Give again only the lines running from the one with "Give me the TikZ source for this diagram." through the one with "(pev) at (1643,232)", inclusive. Omit every picture.

----- Excerpted records -----

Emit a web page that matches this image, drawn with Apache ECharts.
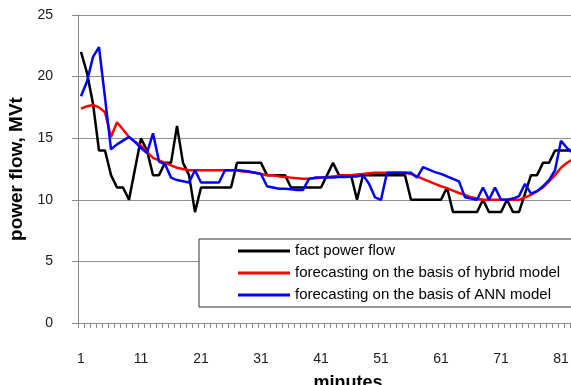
<!DOCTYPE html>
<html>
<head>
<meta charset="utf-8">
<script src="https://cdn.jsdelivr.net/npm/echarts@6/dist/echarts.min.js"></script>
<style>
html, body { margin: 0; padding: 0; background: #fff; }
#chart { width: 571px; height: 385px; }
</style>
</head>
<body>
<div id="chart"></div>
<script>
// minutes 1..83
let minutes = ['1','2','3','4','5','6','7','8','9','10','11','12','13','14','15','16','17','18','19','20',
    '21','22','23','24','25','26','27','28','29','30','31','32','33','34','35','36','37','38','39','40',
    '41','42','43','44','45','46','47','48','49','50','51','52','53','54','55','56','57','58','59','60',
    '61','62','63','64','65','66','67','68','69','70','71','72','73','74','75','76','77','78','79','80',
    '81','82','83'];

// fact power flow
let factFlow = [22, 20.3, 17.8, 14, 14, 12, 11, 11, 10, 12.5,
    15, 14, 12, 12, 13, 13, 16, 13, 12, 9,
    11, 11, 11, 11, 11, 11, 13, 13, 13, 13,
    13, 12, 12, 12, 12, 11, 11, 11, 11, 11,
    11, 12, 13, 12, 12, 12, 10, 12, 12, 12,
    12, 12, 12, 12, 12, 10, 10, 10, 10, 10,
    10, 11, 9, 9, 9, 9, 9, 10, 9, 9,
    9, 10, 9, 9, 10.5, 12, 12, 13, 13, 14,
    14, 14, 14];

// hybrid model
let hybridForecast = [17.4, 17.6, 17.7, 17.5, 17.1, 15.1, 16.3, 15.7, 15.1, 14.7,
    14.4, 13.9, 13.4, 13.2, 13.0, 12.8, 12.6, 12.5, 12.4, 12.4,
    12.4, 12.4, 12.4, 12.4, 12.4, 12.4, 12.4, 12.3, 12.25, 12.2,
    12.1, 12.0, 12.0, 11.9, 11.85, 11.8, 11.75, 11.7, 11.7, 11.75,
    11.8, 11.85, 11.9, 11.95, 12.0, 12.0, 12.05, 12.1, 12.15, 12.2,
    12.2, 12.2, 12.2, 12.2, 12.2, 12.1, 11.9, 11.7, 11.5, 11.3,
    11.1, 10.95, 10.75, 10.55, 10.4, 10.2, 10.1, 10.0, 10.0, 10.0,
    10.0, 10.0, 10.0, 10.0, 10.2, 10.4, 10.7, 11.0, 11.5, 12.0,
    12.6, 13.0, 13.3];

// ANN model
let annForecast = [18.4, 19.6, 21.6, 22.4, 18.3, 14.1, 14.5, 14.8, 15.1, 14.7,
    14.2, 13.8, 15.4, 13.1, 12.9, 11.8, 11.6, 11.5, 11.4, 12.4,
    11.4, 11.4, 11.4, 11.4, 12.4, 12.4, 12.4, 12.35, 12.3, 12.2,
    12.1, 11.1, 11.0, 10.9, 10.9, 10.85, 10.8, 10.8, 11.7, 11.8,
    11.8, 11.8, 11.8, 11.85, 11.85, 11.9, 11.9, 12.0, 11.3, 10.2,
    10.0, 12.2, 12.2, 12.2, 12.2, 12.2, 11.8, 12.65, 12.45, 12.25,
    12.1, 11.9, 11.7, 11.5, 10.2, 10.1, 10.0, 11.0, 10.0, 11.0,
    10.0, 10.0, 10.1, 10.3, 11.3, 10.5, 10.7, 11.1, 11.6, 12.4,
    14.8, 14.2, 13.8];

let seriesNames = ['fact power flow', 'forecasting on the basis of hybrid model', 'forecasting on the basis of ANN model'];

let font = '"Liberation Sans", Arial, sans-serif';
let chart = echarts.init(document.getElementById('chart'));

let option = {
    animation: false,
    backgroundColor: '#fff',
    grid: { left: 78, top: 15, width: 498, height: 308, outerBoundsMode: 'none', containLabel: false },
    legend: {
        data: seriesNames,
        orient: 'vertical',
        left: 199,
        top: 239,
        padding: [4, 40, 4, 39],
        icon: 'rect',
        itemWidth: 52,
        itemHeight: 3,
        itemGap: 6,
        backgroundColor: '#fff',
        borderColor: '#333',
        borderWidth: 1,
        textStyle: { fontFamily: font, fontSize: 15, lineHeight: 16, color: '#000' }
    },
    xAxis: {
        type: 'category',
        data: minutes,
        boundaryGap: true,
        name: 'minutes',
        nameLocation: 'middle',
        nameGap: 51,
        nameTextStyle: { fontFamily: font, fontSize: 18, fontWeight: 'bold', color: '#000', padding: [0, 0, 0, 42] },
        axisLine: { lineStyle: { color: '#888', width: 1 } },
        axisTick: { show: true, interval: 0, length: 5, lineStyle: { color: '#888' } },
        axisLabel: {
            interval: function (idx) { return idx % 10 === 0; },
            margin: 29,
            fontFamily: font,
            fontSize: 14,
            color: '#1a1a1a'
        },
        splitLine: { show: false }
    },
    yAxis: {
        type: 'value',
        min: 0,
        max: 25,
        interval: 5,
        name: 'power flow, MVt',
        nameLocation: 'middle',
        nameGap: 52,
        nameRotate: 90,
        nameTextStyle: { fontFamily: font, fontSize: 19, fontWeight: 'bold', color: '#000' },
        axisLine: { show: true, lineStyle: { color: '#888', width: 1 } },
        axisTick: { show: true, length: 6, lineStyle: { color: '#888' } },
        axisLabel: { margin: 25, fontFamily: font, fontSize: 14, color: '#1a1a1a' },
        splitLine: { show: true, lineStyle: { color: '#8f8f8f', width: 1 } }
    },
    series: [
        {
            name: seriesNames[0], type: 'line', data: factFlow,
            symbol: 'none', lineStyle: { color: '#000', width: 2.5 }, itemStyle: { color: '#000' }
        },
        {
            name: seriesNames[1], type: 'line', data: hybridForecast,
            symbol: 'none', lineStyle: { color: '#ff0000', width: 2.5 }, itemStyle: { color: '#ff0000' }
        },
        {
            name: seriesNames[2], type: 'line', data: annForecast,
            symbol: 'none', lineStyle: { color: '#0000ff', width: 2.5 }, itemStyle: { color: '#0000ff' }
        }
    ]
};

chart.setOption(option);
</script>
</body>
</html>
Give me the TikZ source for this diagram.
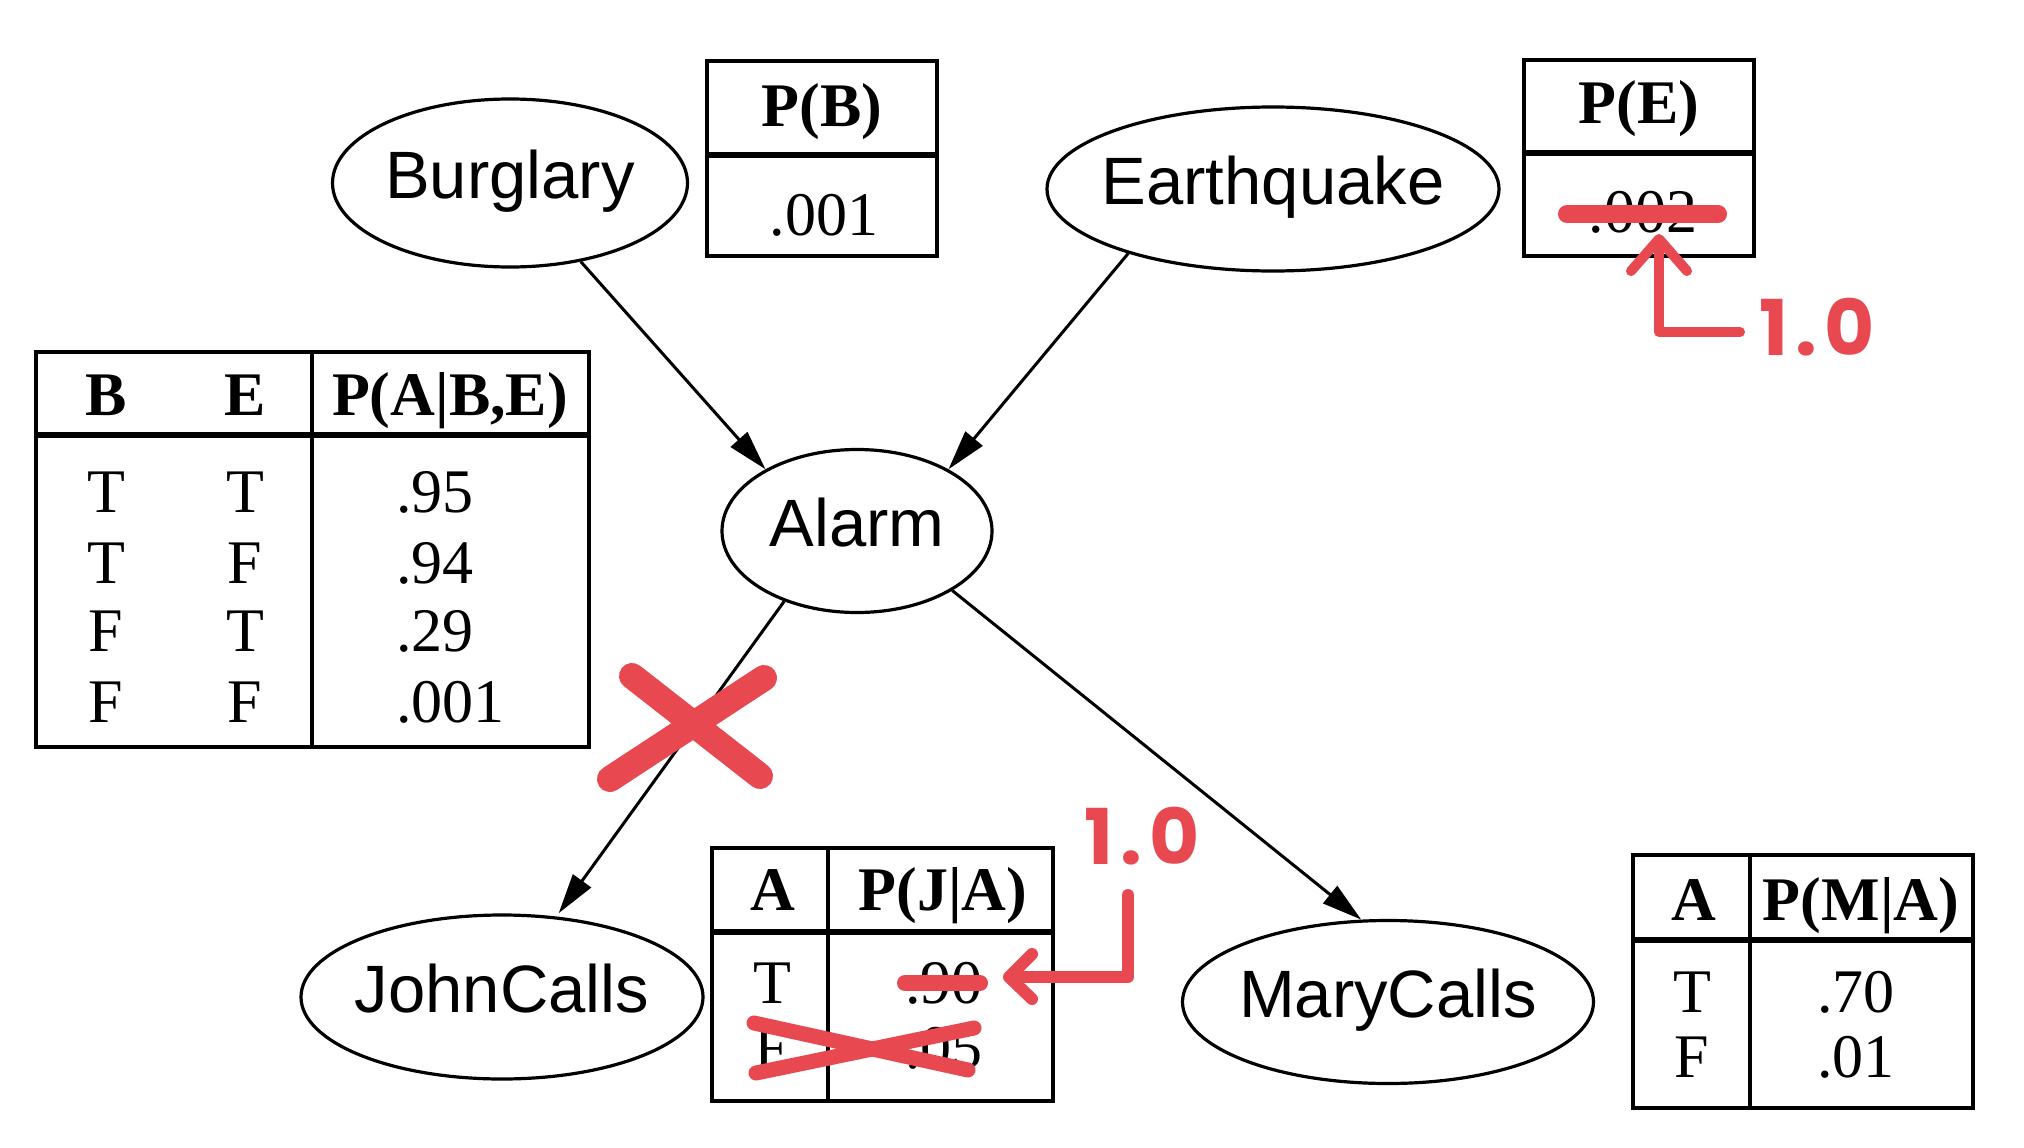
\documentclass[tikz,border=0pt]{standalone}
\usepackage{fontspec}
\setmainfont{Liberation Serif}
\newfontfamily\lsans{Liberation Sans}
\newfontfamily\hand{Poppins}
\usetikzlibrary{shapes.geometric,arrows.meta}
\definecolor{mark}{RGB}{232,72,80}
\newcommand{\redone}{1\kern7pt.\kern7pt0}
\begin{document}
\begin{tikzpicture}[x=1pt,y=-1pt,
  var/.style={ellipse,draw,line width=3.2pt,inner sep=0pt,text height=45pt,text depth=14pt,font=\lsans\fontsize{67}{80}\selectfont},
  tbl/.style={draw,line width=3.2pt},
  hline/.style={line width=6pt},
  cell/.style={anchor=base,inner sep=0pt,font=\fontsize{62}{72}\selectfont},
  hcell/.style={anchor=base,inner sep=0pt,font=\bfseries\fontsize{62}{72}\selectfont},
  vcell/.style={anchor=base west,inner sep=0pt,font=\fontsize{62}{72}\selectfont},
  edge/.style={line width=3pt,-{Triangle[length=40pt,width=22pt]}},
  redline/.style={draw=mark,line cap=round,line join=round},
  redtext/.style={text=mark,font=\hand\bfseries\fontsize{77}{84}\selectfont,inner sep=0pt}
]
\fill[white] (0,0) rectangle (2024,1148);
\useasboundingbox (0,0) rectangle (2024,1148);

% variables
\node[var,minimum width=355pt,minimum height=168pt] (Burglary) at (510,183) {\makebox[0pt]{Burglary}};
\node[var,minimum width=452pt,minimum height=164pt] (Earthquake) at (1273,189) {\makebox[0pt]{Earthquake}};
\node[var,minimum width=270pt,minimum height=163pt] (Alarm) at (857,531) {\makebox[0pt]{Alarm}};
\node[var,minimum width=402pt,minimum height=164pt] (JohnCalls) at (502,997) {\makebox[0pt]{JohnCalls}};
\node[var,minimum width=411pt,minimum height=163pt] (MaryCalls) at (1388,1002) {\makebox[0pt]{MaryCalls}};

% edges
\draw[edge] (Burglary.-48.5) -- (Alarm.146);
\draw[edge] (Earthquake.-156.6) -- (Alarm.34);
\draw[edge,shorten >=4pt] (Alarm.-136) -- (JohnCalls.56);
\draw[edge] (Alarm.-32) -- (MaryCalls.108);

% P(B)
\draw[tbl] (707,61) rectangle (937,256);
\draw[hline] (707,155) -- (937,155);
\node[hcell] (pbh) at (822,126) {P(B)};
\node[cell] (pbv) at (824,235) {.001};

% P(E)
\draw[tbl] (1524,60) rectangle (1754,256);
\draw[hline] (1524,153) -- (1754,153);
\node[hcell] (peh) at (1639,123) {P(E)};
\node[cell] (pev) at (1643,232) {.002};

% P(A|B,E)
\draw[tbl] (36,352) rectangle (589,747);
\draw[hline] (36,435) -- (589,435);
\draw[tbl] (312,352) -- (312,747);
\node[hcell] (hb) at (106,415) {B};
\node[hcell] (he) at (245,415) {E};
\node[hcell] (hp) at (450,415) {P(A|B,E)};
\node[cell] (b1) at (106,512) {T}; \node[cell] (e1) at (245,512) {T}; \node[vcell] (v1) at (396,512) {.95};
\node[cell] (b2) at (106,583) {T}; \node[cell] (e2) at (245,583) {F}; \node[vcell] (v2) at (396,583) {.94};
\node[cell] (b3) at (106,651) {F}; \node[cell] (e3) at (245,651) {T}; \node[vcell] (v3) at (396,651) {.29};
\node[cell] (b4) at (106,722) {F}; \node[cell] (e4) at (245,722) {F}; \node[vcell] (v4) at (396,722) {.001};

% P(J|A)
\draw[tbl] (712,848) rectangle (1053,1101);
\draw[hline] (712,932) -- (1053,932);
\draw[tbl] (828,848) -- (828,1101);
\node[hcell] (jha) at (773,910) {A};
\node[hcell] (jhp) at (943,910) {P(J|A)};
\node[cell] (ja1) at (772,1003) {T}; \node[vcell] (jv1) at (905,1003) {.90};
\node[cell] (ja2) at (772,1068) {F}; \node[vcell] (jv2) at (905,1068) {.05};

% P(M|A)
\draw[tbl] (1633,855) rectangle (1973,1108);
\draw[hline] (1633,940) -- (1973,940);
\draw[tbl] (1750,855) -- (1750,1108);
\node[hcell] (mha) at (1694,920) {A};
\node[hcell] (mhp) at (1861,920) {P(M|A)};
\node[cell] (ma1) at (1692,1012) {T}; \node[vcell] (mv1) at (1817,1012) {.70};
\node[cell] (ma2) at (1692,1077) {F}; \node[vcell] (mv2) at (1817,1077) {.01};

% red annotations
\draw[redline,line width=18pt] (1567,214) -- (1718,214);
\draw[redline,line width=10pt] (1740,332) -- (1659,332) -- (1659,240);
\draw[redline,line width=10pt] (1631,271) -- (1659,239) -- (1687,271);
\node[redtext] (e10) at (1817,327) {\redone};

\draw[redline,line width=26pt] (632,676) -- (760,776);
\draw[redline,line width=26pt] (610,779) -- (764,678);

\draw[redline,line width=16pt] (905,983) -- (980,983);
\draw[redline,line width=15pt] (754,1023) -- (968,1070);
\draw[redline,line width=15pt] (756,1073) -- (974,1028);
\draw[redline,line width=12pt] (1128,895) -- (1128,977) -- (1012,977);
\draw[redline,line width=12pt] (1032,954) -- (1009,977) -- (1032,999);
\node[redtext] (j10) at (1142,836) {\redone};
\end{tikzpicture}
\end{document}
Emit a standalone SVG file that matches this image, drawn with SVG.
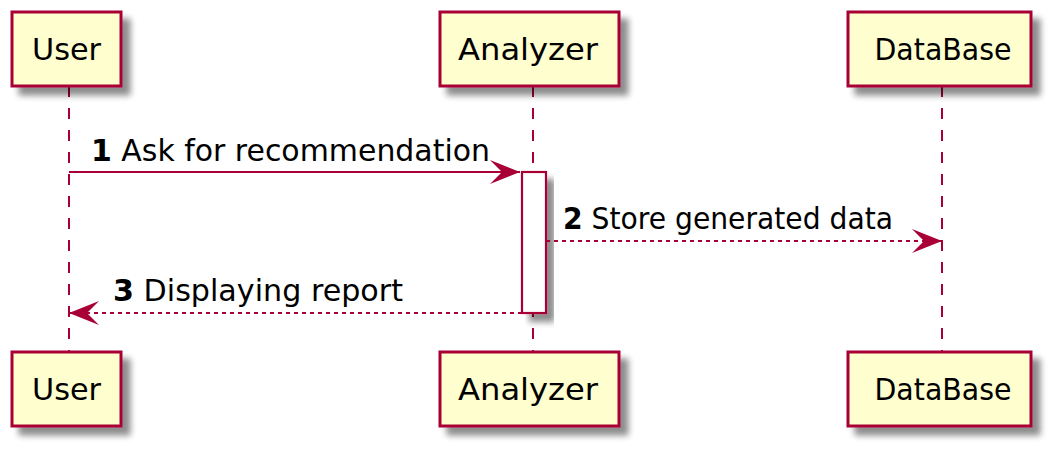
<svg xmlns="http://www.w3.org/2000/svg" width="1062" height="458" viewBox="0 0 1062 458">
<defs>
<filter id="sh" x="-20%" y="-20%" width="150%" height="150%">
<feGaussianBlur in="SourceAlpha" stdDeviation="3"/>
<feOffset dx="8" dy="8" result="b"/>
<feComponentTransfer><feFuncA type="linear" slope="0.45"/></feComponentTransfer>
<feMerge><feMergeNode/><feMergeNode in="SourceGraphic"/></feMerge>
</filter>
<marker id="ah" viewBox="0 0 30 24" refX="30" refY="12" markerWidth="30" markerHeight="24" markerUnits="userSpaceOnUse" orient="auto">
<polygon points="0,0 30,12 0,24 12,12" fill="#A80036"/>
</marker>
</defs>
<style>
.box{fill:#FEFECE;stroke:#A80036;stroke-width:3;}
.life{stroke:#A80036;stroke-width:2;stroke-dasharray:11,11;fill:none;}
.pt{font-family:"DejaVu Sans",sans-serif;font-size:31px;fill:#000;text-anchor:middle;}
.msg{font-family:"DejaVu Sans",sans-serif;font-size:30px;fill:#000;}
.num{font-weight:bold;}
.solid{stroke:#A80036;stroke-width:2.2;fill:none;}
.dash{stroke:#A80036;stroke-width:2.2;fill:none;stroke-dasharray:4,4;}
.act{fill:#FFFFFF;stroke:#A80036;stroke-width:2.2;}
</style>
<g id="lifelines">
<line class="life" x1="69" y1="86" x2="69" y2="352"/>
<line class="life" x1="533" y1="86" x2="533" y2="352"/>
<line class="life" x1="942" y1="86" x2="942" y2="352"/>
</g>
<g id="user">
<rect class="box" x="12" y="12" width="109" height="74" filter="url(#sh)"/>
<text class="pt" x="66.5" y="60" textLength="69" lengthAdjust="spacingAndGlyphs">User</text>
<rect class="box" x="12" y="352" width="109" height="74" filter="url(#sh)"/>
<text class="pt" x="66.5" y="400" textLength="69" lengthAdjust="spacingAndGlyphs">User</text>
</g>
<g id="analyzer">
<rect class="box" x="440" y="12" width="179" height="74" filter="url(#sh)"/>
<text class="pt" x="528" y="60" textLength="140" lengthAdjust="spacingAndGlyphs">Analyzer</text>
<rect class="box" x="440" y="352" width="179" height="74" filter="url(#sh)"/>
<text class="pt" x="528" y="400" textLength="140" lengthAdjust="spacingAndGlyphs">Analyzer</text>
</g>
<g id="database">
<rect class="box" x="848" y="12" width="183" height="74" filter="url(#sh)"/>
<text class="pt" x="943" y="60" textLength="137" lengthAdjust="spacingAndGlyphs">DataBase</text>
<rect class="box" x="848" y="352" width="183" height="74" filter="url(#sh)"/>
<text class="pt" x="943" y="400" textLength="137" lengthAdjust="spacingAndGlyphs">DataBase</text>
</g>
<g id="activation">
<rect class="act" x="522" y="172" width="24" height="141" filter="url(#sh)"/>
</g>
<g id="connectors">
<line class="solid" x1="69" y1="172" x2="520" y2="172" marker-end="url(#ah)"/>
<line class="dash" x1="546" y1="241" x2="942" y2="241" marker-end="url(#ah)"/>
<line class="dash" x1="522" y1="313" x2="69" y2="313" marker-end="url(#ah)"/>
</g>
<g id="labels">
<text class="msg" x="91" y="161" textLength="399" lengthAdjust="spacingAndGlyphs"><tspan class="num">1</tspan> Ask for recommendation</text>
<text class="msg" x="563" y="229" textLength="330" lengthAdjust="spacingAndGlyphs"><tspan class="num">2</tspan> Store generated data</text>
<text class="msg" x="113" y="301" textLength="290" lengthAdjust="spacingAndGlyphs"><tspan class="num">3</tspan> Displaying report</text>
</g>
</svg>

-----

-- Task answer --
Give me the TikZ source for this diagram.
\documentclass[tikz,border=0pt]{standalone}
\usepackage{fontspec}
\setmainfont{Liberation Serif}
\newfontfamily\lsans{Liberation Sans}
\newfontfamily\hand{Poppins}
\usetikzlibrary{shapes.geometric,arrows.meta}
\definecolor{mark}{RGB}{232,72,80}
\newcommand{\redone}{1\kern7pt.\kern7pt0}
\begin{document}
\begin{tikzpicture}[x=1pt,y=-1pt,
  var/.style={ellipse,draw,line width=3.2pt,inner sep=0pt,text height=45pt,text depth=14pt,font=\lsans\fontsize{67}{80}\selectfont},
  tbl/.style={draw,line width=3.2pt},
  hline/.style={line width=6pt},
  cell/.style={anchor=base,inner sep=0pt,font=\fontsize{62}{72}\selectfont},
  hcell/.style={anchor=base,inner sep=0pt,font=\bfseries\fontsize{62}{72}\selectfont},
  vcell/.style={anchor=base west,inner sep=0pt,font=\fontsize{62}{72}\selectfont},
  edge/.style={line width=3pt,-{Triangle[length=40pt,width=22pt]}},
  redline/.style={draw=mark,line cap=round,line join=round},
  redtext/.style={text=mark,font=\hand\bfseries\fontsize{77}{84}\selectfont,inner sep=0pt}
]
\fill[white] (0,0) rectangle (2024,1148);
\useasboundingbox (0,0) rectangle (2024,1148);

% variables
\node[var,minimum width=355pt,minimum height=168pt] (Burglary) at (510,183) {\makebox[0pt]{Burglary}};
\node[var,minimum width=452pt,minimum height=164pt] (Earthquake) at (1273,189) {\makebox[0pt]{Earthquake}};
\node[var,minimum width=270pt,minimum height=163pt] (Alarm) at (857,531) {\makebox[0pt]{Alarm}};
\node[var,minimum width=402pt,minimum height=164pt] (JohnCalls) at (502,997) {\makebox[0pt]{JohnCalls}};
\node[var,minimum width=411pt,minimum height=163pt] (MaryCalls) at (1388,1002) {\makebox[0pt]{MaryCalls}};

% edges
\draw[edge] (Burglary.-48.5) -- (Alarm.146);
\draw[edge] (Earthquake.-156.6) -- (Alarm.34);
\draw[edge,shorten >=4pt] (Alarm.-136) -- (JohnCalls.56);
\draw[edge] (Alarm.-32) -- (MaryCalls.108);

% P(B)
\draw[tbl] (707,61) rectangle (937,256);
\draw[hline] (707,155) -- (937,155);
\node[hcell] (pbh) at (822,126) {P(B)};
\node[cell] (pbv) at (824,235) {.001};

% P(E)
\draw[tbl] (1524,60) rectangle (1754,256);
\draw[hline] (1524,153) -- (1754,153);
\node[hcell] (peh) at (1639,123) {P(E)};
\node[cell] (pev) at (1643,232) {.002};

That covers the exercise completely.